How to Become an Egg Donor
Some women are not able to conceive using their own eggs for a variety of reasons, including early menopause or a genetic condition. If you are a healthy woman between the ages of 21 and 32, you can become an egg donor and help these women experience the joy of pregnancy and motherhood.
Donors are required to be less than 32 years old, to maximize the production of follicles that contain eggs. All women who wish to be considered for egg donation must complete a detailed questionnaire and have an initial consult with the physician.
It is important that your medical records be made available at the time of this consultation. Certain fertility tests will be performed before entering the Donor program. If you would like to be considered for egg donation, please call us to schedule an appointment.
How do I get started?
When you call the office, you will be asked preliminary question to see if you qualify. The next step is to complete the Egg Donor Questionnaire and forwarding the completed form to our office, initiates the screening process. This begins with an initial physician visit, at which time consent forms must be signed and witnessed, a physical examination is performed, and the donor procedures are reviewed.
If accepted, your donor code will be added to the donor registry from which recipient couples will select. After a recipient couple selects you, you will receive appropriate instructions which include blood tests and a psychological evaluation. Upon receipt of these results, the Egg Donor / IVF coordinator will schedule a visit to provide instructions regarding the medications and their administration.

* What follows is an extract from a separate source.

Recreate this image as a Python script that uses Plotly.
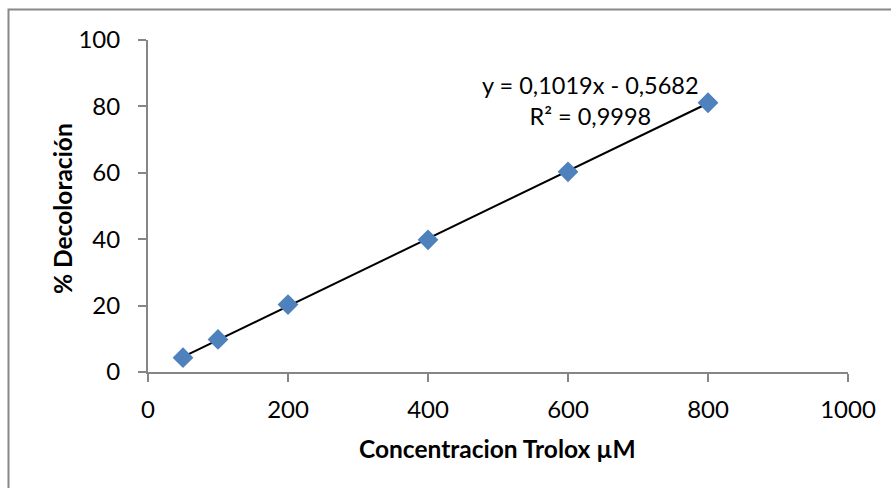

You will be provided with the medications through our office. The coordinator will schedule you for your first ultrasound and blood test. You should refrain from taking any aspirin products or any non-steroidal medications (i.e. Motrin, Advil, Anaprox, Naprosyn) from the time you are selected.
What does the donor process entail?
There are several steps in the Egg Donor / IVF procedure. The first step involves the Donor using a GnRH agonist (Lupron) in conjunction with fertility medicines (hMG or FSH) to stimulate the ovaries for the production of several mature eggs. This process is commonly referred to as controlled ovarian hyperstimulation. This is in contrast to the natural menstrual cycle in which only one follicle with one egg is produced.
The response of the ovaries to these medicines is monitored by serial ultrasounds to observe the development of the follicles. Follicles are collections of fluid within the ovary containing an egg. Additionally, serial blood tests are performed to monitor the serum Estradiol and overall hormonal response to these medications.
By interpreting the results of the ultrasounds and blood tests, the physician is able to accurately determine the best time to harvest or remove the ova. An injection of human chorionic gonadotropin (hCG), commonly known as Profasi or Pregnyl is administered to induce the final maturation of the ova. Approximately 35.5 hours following the administration of the hCG, the oocyte retrieval is performed.
The most common procedure used for oocyte retrieval is ultrasound-guided aspiration. This procedure uses an ultrasound probe inserted into the vagina and a needle is guided through the vaginal wall into the ovary. Using the needle, the eggs are aspirated from the ovary using a suction device. This technique is the preferred method as the procedure is quicker, can be performed with light anesthesia and avoids abdominal incisions.
Will I be seen after the retrieval process?
You are required to come back to the office 2 – 3 weeks after the retrieval. During this visit an examination will be performed and you will receive your compensation check.
Are Donors compensated for their time?
As a participant in the anonymous egg donor program of the Reproductive Science Center of New Jersey you will be compensated for your time, inconvenience, and effort for screening, ovulation induction, and egg retrieval. As a participant in the program, you will be compensated eight thousand dollars ($8,000) following your 2-week visit after the retrieval.
If you complete the ovulation induction (take all the medications), but the physicians determine that egg retrieval should not be performed, you will be paid only five hundred dollars ($500).
Cycle monitoring is crucial during this process, therefore donors will be penalized if they are late or miss appointments.
The penalty for being late is $300 and for missing an appointment is $500 per incident. These penalties will be deducted from the $8,000 compensation. If you decide to withdraw from the program at any time, you will not be penalized in any way. However, you will receive no financial compensation.
The egg donor team at RSC-New Jersey is a very advanced team of professionals who supervise every step of the entire process. Our IVF team and equipment are at the forefront of reproductive medicine.
Be assured that all our efforts are directed toward a successful procedure and to guide you safely through your treatment.